CAREL CRONJE, STUDENT, RAU: We don't see color anymore. We like all students.
HUNTER-GAULT: But some students complained about the appearance of subtle forms of discrimination, especially in the assigning of spaces to black students in the residences, echoes of the discrimination I faced at the University of Georgia when I was placed in a two room suite on a floor with no other students.
SHARON NKOMO, FORMER RAU STUDENT: I think it's much easier for white people to get in than for black people to do so because no matter when you go, when you go talk to them, usually, normally you have to go there all the time to remind them, to ask them if there's any openings and all that. You find that, you know, your name isn't moving. They keep on telling you you're number 23. You stay there, you know? You're not moving.
HUNTER-GAULT: The university says there's no such intent, but acknowledges it may have failed to communicate that.
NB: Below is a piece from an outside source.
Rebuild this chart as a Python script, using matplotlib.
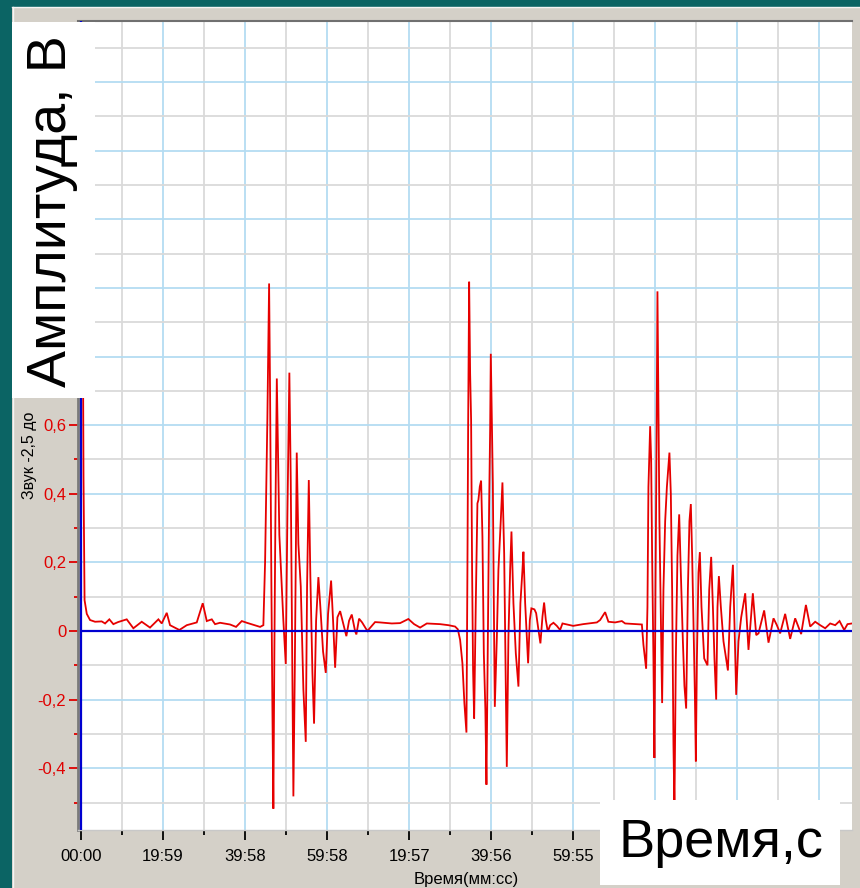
import numpy as np
import matplotlib
matplotlib.use("Agg")
import matplotlib.pyplot as plt
from matplotlib.patches import Rectangle
from matplotlib.lines import Line2D

plt.rcParams['font.family'] = ['Liberation Sans', 'DejaVu Sans']

# ---------------- data (time in major-tick units, amplitude in V) -------------
t_start = [0.015, 0.030, 0.043, 0.070, 0.110, 0.171, 0.252, 0.293, 0.345, 0.394,
           0.451, 0.557, 0.638, 0.740, 0.841, 0.943, 0.984, 1.045, 1.085, 1.199,
           1.289, 1.411, 1.484, 1.533, 1.594, 1.634, 1.695, 1.817, 1.890, 1.960,
           2.021, 2.183, 2.223]
a_start = [1.30, 0.45, 0.09, 0.05, 0.032, 0.027, 0.028, 0.022, 0.034, 0.020,
           0.026, 0.034, 0.008, 0.027, 0.010, 0.034, 0.022, 0.053, 0.017, 0.003,
           0.017, 0.025, 0.081, 0.029, 0.034, 0.020, 0.024, 0.019, 0.012, 0.029,
           0.024, 0.012, 0.017]

t_burst1 = [2.244, 2.260, 2.272, 2.293, 2.305, 2.321, 2.333, 2.345, 2.357, 2.370,
            2.387, 2.402, 2.418, 2.439, 2.467, 2.496, 2.516, 2.540, 2.557, 2.573,
            2.589, 2.606, 2.630, 2.650, 2.679, 2.711, 2.740, 2.756, 2.777, 2.796,
            2.821, 2.841, 2.866, 2.894, 2.918, 2.951, 2.984, 3.012, 3.049, 3.073,
            3.098, 3.126, 3.159, 3.199, 3.235, 3.268, 3.301, 3.341, 3.357, 3.390]
a_burst1 = [0.20, 0.44, 0.62, 1.013, 0.69, 0.13, -0.22, -0.518, -0.07, 0.335,
            0.736, 0.52, 0.28, 0.17, 0.03, -0.096, 0.335, 0.753, 0.437, -0.02,
            -0.482, -0.12, 0.52, 0.254, 0.13, -0.17, -0.323, 0.13, 0.44, 0.16,
            -0.12, -0.27, 0.03, 0.157, 0.07, -0.06, -0.122, 0.05, 0.147, 0.03,
            -0.107, 0.04, 0.058, 0.02, -0.015, 0.03, 0.048, 0.0, -0.01, 0.036]

t_gap1 = [3.427, 3.491, 3.585, 3.646, 3.789, 3.890, 3.991, 4.061, 4.134, 4.216,
          4.378, 4.479, 4.561, 4.594]
a_gap1 = [0.025, 0.0, 0.026, 0.025, 0.022, 0.023, 0.035, 0.02, 0.01, 0.022,
          0.02, 0.017, 0.013, 0.005]

t_burst2 = [4.622, 4.650, 4.674, 4.699, 4.711, 4.720, 4.732, 4.744, 4.756, 4.768,
            4.780, 4.793, 4.813, 4.833, 4.845, 4.862, 4.878, 4.894, 4.911, 4.930,
            4.943, 4.960, 4.976, 4.988, 4.996, 5.009, 5.021, 5.033, 5.045, 5.070,
            5.089, 5.118, 5.138, 5.159, 5.179, 5.191, 5.211, 5.232, 5.248, 5.272,
            5.301, 5.333, 5.357, 5.382, 5.394, 5.415, 5.435, 5.451, 5.472, 5.491,
            5.528, 5.549, 5.577, 5.601, 5.626, 5.646, 5.667, 5.691, 5.720, 5.760,
            5.801, 5.841, 5.870]
a_burst2 = [-0.026, -0.094, -0.21, -0.296, 0.178, 0.605, 1.018, 0.751, 0.615, 0.178,
            -0.114, -0.255, 0.081, 0.372, 0.382, 0.421, 0.438, 0.275, -0.065, -0.23,
            -0.448, -0.017, 0.372, 0.586, 0.808, 0.615, 0.43, 0.081, -0.221, -0.017,
            0.178, 0.324, 0.433, 0.226, -0.162, -0.396, -0.017, 0.178, 0.29, 0.081,
            -0.065, -0.162, 0.081, 0.178, 0.231, 0.081, -0.017, -0.094, 0.032, 0.066,
            0.063, 0.052, 0.003, -0.036, 0.042, 0.083, 0.032, -0.002, 0.017, 0.024,
            0.015, 0.003, 0.022]

t_gap2 = [6.000, 6.122, 6.289, 6.329, 6.390, 6.430, 6.512, 6.594, 6.634, 6.838]
a_gap2 = [0.015, 0.02, 0.025, 0.032, 0.055, 0.027, 0.025, 0.029, 0.022, 0.019]

t_burst3 = [6.857, 6.890, 6.906, 6.918, 6.939, 6.951, 6.963, 6.979, 6.991, 7.004,
            7.016, 7.028, 7.040, 7.052, 7.070, 7.085, 7.101, 7.122, 7.143, 7.174,
            7.191, 7.207, 7.223, 7.235, 7.252, 7.272, 7.293, 7.313, 7.338, 7.357,
            7.378, 7.399, 7.418, 7.435, 7.451, 7.467, 7.484, 7.496, 7.509, 7.528,
            7.545, 7.565, 7.598, 7.638, 7.659, 7.683, 7.704, 7.723, 7.744, 7.760,
            7.777, 7.801, 7.833, 7.887, 7.915, 7.948, 7.967, 7.988, 8.016, 8.049,
            8.098, 8.138, 8.191, 8.232, 8.260, 8.329, 8.382, 8.443, 8.484, 8.524,
            8.585, 8.646, 8.707, 8.780, 8.838, 8.890, 8.951, 9.012, 9.073, 9.134,
            9.195, 9.248, 9.305, 9.345, 9.399]
a_burst3 = [-0.04, -0.11, 0.07, 0.42, 0.597, 0.50, 0.22, -0.08, -0.37, 0.12,
            0.52, 0.99, 0.64, 0.32, 0.02, -0.21, 0.12, 0.32, 0.42, 0.52,
            0.40, 0.12, -0.33, -0.52, -0.08, 0.22, 0.34, 0.17, -0.03, -0.16,
            -0.226, 0.12, 0.32, 0.37, 0.22, 0.02, -0.18, -0.38, -0.08, 0.17,
            0.23, 0.07, -0.08, -0.10, 0.12, 0.216, 0.07, -0.08, -0.20, 0.07,
            0.16, 0.07, -0.03, -0.115, 0.07, 0.193, 0.02, -0.186, -0.03, 0.04,
            0.11, -0.055, 0.11, -0.012, -0.007, 0.06, -0.034, 0.037, 0.017, -0.007,
            0.05, -0.023, 0.037, -0.009, 0.076, 0.013, 0.027, 0.017, 0.008, 0.022,
            0.017, 0.029, 0.003, 0.02, 0.022]

x_tick_pos = [0, 1, 2, 3, 4, 5, 6, 7, 8, 9]
x_tick_labels = ["00:00", "19:59", "39:58", "59:58", "19:57", "39:56", "59:55", "", "", ""]
y_major = [-0.4, -0.2, 0.0, 0.2, 0.4, 0.6, 0.8, 1.0, 1.2, 1.4, 1.6]
y_major_labels = ["-0,4", "-0,2", "0", "0,2", "0,4", "0,6", "", "", "", "", ""]
y_minor = [-0.5, -0.3, -0.1, 0.1, 0.3, 0.5, 0.7, 0.9, 1.1, 1.3, 1.5, 1.7]
x_minor = [0.5, 1.5, 2.5, 3.5, 4.5, 5.5, 6.5, 7.5, 8.5]

t = np.concatenate([t_start, t_burst1, t_gap1, t_burst2, t_gap2, t_burst3])
amp = np.concatenate([a_start, a_burst1, a_gap1, a_burst2, a_gap2, a_burst3])

# ---------------- figure ----------------
W, H = 860, 888
fig = plt.figure(figsize=(W / 100, H / 100), dpi=100)
fig.patch.set_facecolor('#0b6464')

def fx(px):
    return px / W

def fy(py):
    return 1 - py / H

# grey application window
fig.add_artist(Rectangle((fx(12), 0), 1 - fx(12), fy(7), transform=fig.transFigure,
                         facecolor='#d4d0c8', edgecolor='none', zorder=0))
fig.add_artist(Line2D([fx(12.5), fx(12.5)], [0, fy(7)], transform=fig.transFigure,
                      color='#f4f4f4', lw=1, zorder=0.5))
fig.add_artist(Line2D([fx(12), 1], [fy(7.5), fy(7.5)], transform=fig.transFigure,
                      color='#f4f4f4', lw=1, zorder=0.5))

ax = fig.add_axes([fx(78), fy(830), fx(852) - fx(78), fy(21) - fy(830)])
ax.set_facecolor('white')
ax.set_xlim(-0.037, 9.40)
ax.set_ylim(-0.58, 1.778)

ax.set_xticks(x_tick_pos)
ax.set_xticklabels(x_tick_labels)
ax.set_xticks(x_minor, minor=True)
ax.set_yticks(y_major)
ax.set_yticklabels(y_major_labels)
ax.set_yticks(y_minor, minor=True)

ax.grid(which='major', color='#b4dcf2', lw=1.3, zorder=0)
ax.grid(which='minor', color='#dadada', lw=1.3, zorder=0)
ax.set_axisbelow(True)

ax.tick_params(axis='x', which='major', direction='out', length=7, width=1.3,
               color='black', labelsize=12, pad=7, labelcolor='black')
ax.tick_params(axis='x', which='minor', direction='out', length=3.5, width=1.3,
               color='black')
ax.tick_params(axis='y', which='major', direction='out', length=6.5, width=1.3,
               color='#e00000', labelsize=12, pad=2, labelcolor='#e00000')
ax.tick_params(axis='y', which='minor', direction='out', length=3, width=1.3,
               color='#e00000')

ax.spines['left'].set_color('#7a7a7a')
ax.spines['left'].set_linewidth(2)
ax.spines['top'].set_color('#707070')
ax.spines['top'].set_linewidth(1.5)
ax.spines['right'].set_visible(False)
ax.spines['bottom'].set_color('#c8c8c8')
ax.spines['bottom'].set_linewidth(1)

ax.plot(t, amp, color='#e60000', lw=1.3, zorder=3, solid_joinstyle='miter')
ax.hlines(0, 0, 9.40, color='#0000d0', lw=1.6, zorder=4)
ax.axvline(0, color='#0000d0', lw=1.6, zorder=4)

# axis titles of the instrument software
fig.text(fx(29.5), fy(455), "Звук -2,5 до", rotation=90, ha='center', va='center',
         fontsize=11.5, color='black')
fig.text(fx(466), fy(879), "Время(мм:сс)", ha='center', va='center',
         fontsize=12, color='black')

# overlay slide text boxes
fig.add_artist(Rectangle((fx(12), fy(398)), fx(95) - fx(12), fy(22) - fy(398),
                         transform=fig.transFigure, facecolor='white',
                         edgecolor='none', zorder=10))
fig.text(fx(52), fy(211), "Амплитуда, В", rotation=90, ha='center', va='center',
         fontsize=40, color='black', zorder=11)
fig.add_artist(Rectangle((fx(600), fy(885)), fx(840) - fx(600), fy(800) - fy(885),
                         transform=fig.transFigure, facecolor='white',
                         edgecolor='none', zorder=10))
fig.text(fx(721), fy(843), "Время,с", ha='center', va='center',
         fontsize=39, color='black', zorder=11)

fig.savefig("out.png", dpi=100, facecolor=fig.get_facecolor())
Black students say communication could be improved if they could talk to people in authority who look like them.
DELANI MABASO, STUDENT, RAU: If you have a complaint and you feel that white people are doing this to you, the last person you'd want, the last thing you'd want to do is to go to a white person and tell them no, you're doing this to me.
HUNTER-GAULT: It may be a comfort factor, but students on this campus do tend to gravitate toward their own ethnic groups. Despite the problems, the recently retired head of the university says he's proud of what Rau has been able to achieve. J.C. VAN DER WALT, FORMER HEAD OF RAU: I must really say to you that it's been a miracle. I've never experienced in the 35 years that I've been here and especially in the last 10 years any resistance to the concept that we had to transform to become a fully South African university.
HUNTER-GAULT: In many ways, Rau's transformation, though not complete, has been less eventful than at some other institutions in the country. And while there has been the odd racial incident here and there and the continuing calls for blackening or Africanizing institutions of higher learning, there's been nothing like the massive resistance experienced in Georgia and other states in the Deep South.
HUNTER-GAULT: A few weeks ago, I looked at the statistics on the admission of black students to the University of Georgia 40 years after I walked through its doors. Only six percent of the 34,000 students are black and the university is being sued by whites to end the use of race as a factor in admissions. Even though South Africa's children of apartheid won their freedom some 33 years after the children of American segregation, and even though South Africa has a long way to go towards full transformation, it has come a long way and much faster.
Charlayne Hunter-Gault, CNN, Johannesburg.